Work instructions> Quote every line as written. Omit pictures.

Collected data>
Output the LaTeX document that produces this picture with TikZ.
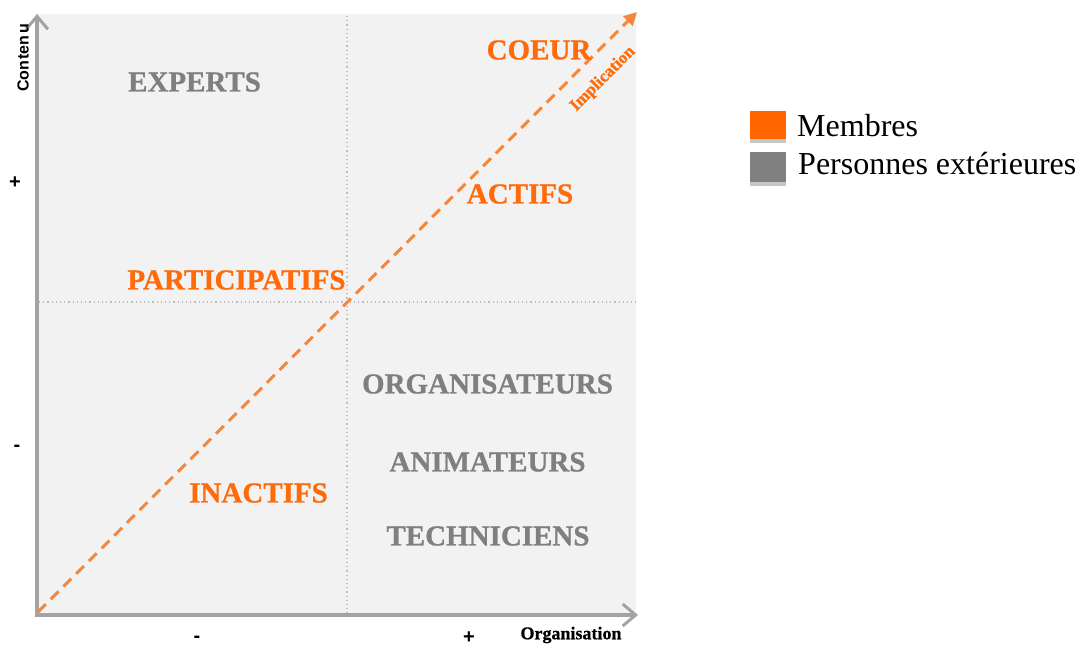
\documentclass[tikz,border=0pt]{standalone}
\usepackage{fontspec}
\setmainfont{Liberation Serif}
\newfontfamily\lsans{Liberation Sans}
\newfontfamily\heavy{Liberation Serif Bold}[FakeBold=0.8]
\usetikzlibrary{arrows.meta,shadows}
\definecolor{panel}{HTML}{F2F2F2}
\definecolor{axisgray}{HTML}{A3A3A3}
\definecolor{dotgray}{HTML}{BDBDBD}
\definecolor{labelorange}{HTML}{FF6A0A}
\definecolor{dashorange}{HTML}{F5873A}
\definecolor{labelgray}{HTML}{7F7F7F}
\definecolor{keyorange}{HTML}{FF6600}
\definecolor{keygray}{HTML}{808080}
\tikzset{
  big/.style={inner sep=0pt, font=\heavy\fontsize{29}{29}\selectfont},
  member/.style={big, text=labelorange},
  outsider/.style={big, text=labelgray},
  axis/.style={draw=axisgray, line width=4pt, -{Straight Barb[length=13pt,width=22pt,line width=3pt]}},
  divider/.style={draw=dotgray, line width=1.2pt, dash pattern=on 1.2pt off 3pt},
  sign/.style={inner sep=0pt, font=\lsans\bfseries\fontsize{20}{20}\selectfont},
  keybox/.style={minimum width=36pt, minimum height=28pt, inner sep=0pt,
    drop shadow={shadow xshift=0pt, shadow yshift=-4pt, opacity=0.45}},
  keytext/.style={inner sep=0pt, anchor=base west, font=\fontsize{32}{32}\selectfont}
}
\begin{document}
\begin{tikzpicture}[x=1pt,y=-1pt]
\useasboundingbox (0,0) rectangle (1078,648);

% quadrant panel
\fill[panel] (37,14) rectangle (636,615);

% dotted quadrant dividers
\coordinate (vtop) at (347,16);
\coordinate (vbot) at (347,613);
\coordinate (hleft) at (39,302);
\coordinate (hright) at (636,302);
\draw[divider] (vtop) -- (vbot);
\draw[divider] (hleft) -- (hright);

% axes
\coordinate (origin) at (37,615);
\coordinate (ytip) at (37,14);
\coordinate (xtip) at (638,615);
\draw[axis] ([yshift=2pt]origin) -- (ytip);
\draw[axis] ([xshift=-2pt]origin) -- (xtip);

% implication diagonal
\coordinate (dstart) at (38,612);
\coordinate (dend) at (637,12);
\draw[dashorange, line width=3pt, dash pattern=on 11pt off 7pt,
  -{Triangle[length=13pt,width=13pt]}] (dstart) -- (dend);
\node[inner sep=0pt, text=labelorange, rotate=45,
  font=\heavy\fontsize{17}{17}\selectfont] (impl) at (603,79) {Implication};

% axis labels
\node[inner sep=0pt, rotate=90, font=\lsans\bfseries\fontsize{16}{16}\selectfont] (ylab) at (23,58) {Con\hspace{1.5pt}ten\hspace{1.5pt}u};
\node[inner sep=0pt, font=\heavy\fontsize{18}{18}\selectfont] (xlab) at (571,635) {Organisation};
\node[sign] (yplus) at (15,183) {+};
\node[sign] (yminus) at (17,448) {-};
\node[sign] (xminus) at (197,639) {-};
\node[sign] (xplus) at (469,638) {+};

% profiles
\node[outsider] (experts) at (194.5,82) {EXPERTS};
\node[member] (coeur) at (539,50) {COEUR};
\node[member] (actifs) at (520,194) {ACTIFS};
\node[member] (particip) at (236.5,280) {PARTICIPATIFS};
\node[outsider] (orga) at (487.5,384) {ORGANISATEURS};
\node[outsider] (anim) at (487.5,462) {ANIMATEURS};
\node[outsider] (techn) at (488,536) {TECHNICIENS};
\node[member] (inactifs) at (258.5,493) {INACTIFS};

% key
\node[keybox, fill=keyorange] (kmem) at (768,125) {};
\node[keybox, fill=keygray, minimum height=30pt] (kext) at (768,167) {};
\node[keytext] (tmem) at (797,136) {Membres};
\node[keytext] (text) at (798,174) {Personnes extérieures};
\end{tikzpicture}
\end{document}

Solution for this exercise>
Output the LaTeX document that produces this picture with TikZ.
\documentclass[tikz,border=0pt]{standalone}
\usepackage{fontspec}
\setmainfont{Liberation Serif}
\newfontfamily\lsans{Liberation Sans}
\newfontfamily\heavy{Liberation Serif Bold}[FakeBold=0.8]
\usetikzlibrary{arrows.meta,shadows}
\definecolor{panel}{HTML}{F2F2F2}
\definecolor{axisgray}{HTML}{A3A3A3}
\definecolor{dotgray}{HTML}{BDBDBD}
\definecolor{labelorange}{HTML}{FF6A0A}
\definecolor{dashorange}{HTML}{F5873A}
\definecolor{labelgray}{HTML}{7F7F7F}
\definecolor{keyorange}{HTML}{FF6600}
\definecolor{keygray}{HTML}{808080}
\tikzset{
  big/.style={inner sep=0pt, font=\heavy\fontsize{29}{29}\selectfont},
  member/.style={big, text=labelorange},
  outsider/.style={big, text=labelgray},
  axis/.style={draw=axisgray, line width=4pt, -{Straight Barb[length=13pt,width=22pt,line width=3pt]}},
  divider/.style={draw=dotgray, line width=1.2pt, dash pattern=on 1.2pt off 3pt},
  sign/.style={inner sep=0pt, font=\lsans\bfseries\fontsize{20}{20}\selectfont},
  keybox/.style={minimum width=36pt, minimum height=28pt, inner sep=0pt,
    drop shadow={shadow xshift=0pt, shadow yshift=-4pt, opacity=0.45}},
  keytext/.style={inner sep=0pt, anchor=base west, font=\fontsize{32}{32}\selectfont}
}
\begin{document}
\begin{tikzpicture}[x=1pt,y=-1pt]
\useasboundingbox (0,0) rectangle (1078,648);

% quadrant panel
\fill[panel] (37,14) rectangle (636,615);

% dotted quadrant dividers
\coordinate (vtop) at (347,16);
\coordinate (vbot) at (347,613);
\coordinate (hleft) at (39,302);
\coordinate (hright) at (636,302);
\draw[divider] (vtop) -- (vbot);
\draw[divider] (hleft) -- (hright);

% axes
\coordinate (origin) at (37,615);
\coordinate (ytip) at (37,14);
\coordinate (xtip) at (638,615);
\draw[axis] ([yshift=2pt]origin) -- (ytip);
\draw[axis] ([xshift=-2pt]origin) -- (xtip);

% implication diagonal
\coordinate (dstart) at (38,612);
\coordinate (dend) at (637,12);
\draw[dashorange, line width=3pt, dash pattern=on 11pt off 7pt,
  -{Triangle[length=13pt,width=13pt]}] (dstart) -- (dend);
\node[inner sep=0pt, text=labelorange, rotate=45,
  font=\heavy\fontsize{17}{17}\selectfont] (impl) at (603,79) {Implication};

% axis labels
\node[inner sep=0pt, rotate=90, font=\lsans\bfseries\fontsize{16}{16}\selectfont] (ylab) at (23,58) {Con\hspace{1.5pt}ten\hspace{1.5pt}u};
\node[inner sep=0pt, font=\heavy\fontsize{18}{18}\selectfont] (xlab) at (571,635) {Organisation};
\node[sign] (yplus) at (15,183) {+};
\node[sign] (yminus) at (17,448) {-};
\node[sign] (xminus) at (197,639) {-};
\node[sign] (xplus) at (469,638) {+};

% profiles
\node[outsider] (experts) at (194.5,82) {EXPERTS};
\node[member] (coeur) at (539,50) {COEUR};
\node[member] (actifs) at (520,194) {ACTIFS};
\node[member] (particip) at (236.5,280) {PARTICIPATIFS};
\node[outsider] (orga) at (487.5,384) {ORGANISATEURS};
\node[outsider] (anim) at (487.5,462) {ANIMATEURS};
\node[outsider] (techn) at (488,536) {TECHNICIENS};
\node[member] (inactifs) at (258.5,493) {INACTIFS};

% key
\node[keybox, fill=keyorange] (kmem) at (768,125) {};
\node[keybox, fill=keygray, minimum height=30pt] (kext) at (768,167) {};
\node[keytext] (tmem) at (797,136) {Membres};
\node[keytext] (text) at (798,174) {Personnes extérieures};
\end{tikzpicture}
\end{document}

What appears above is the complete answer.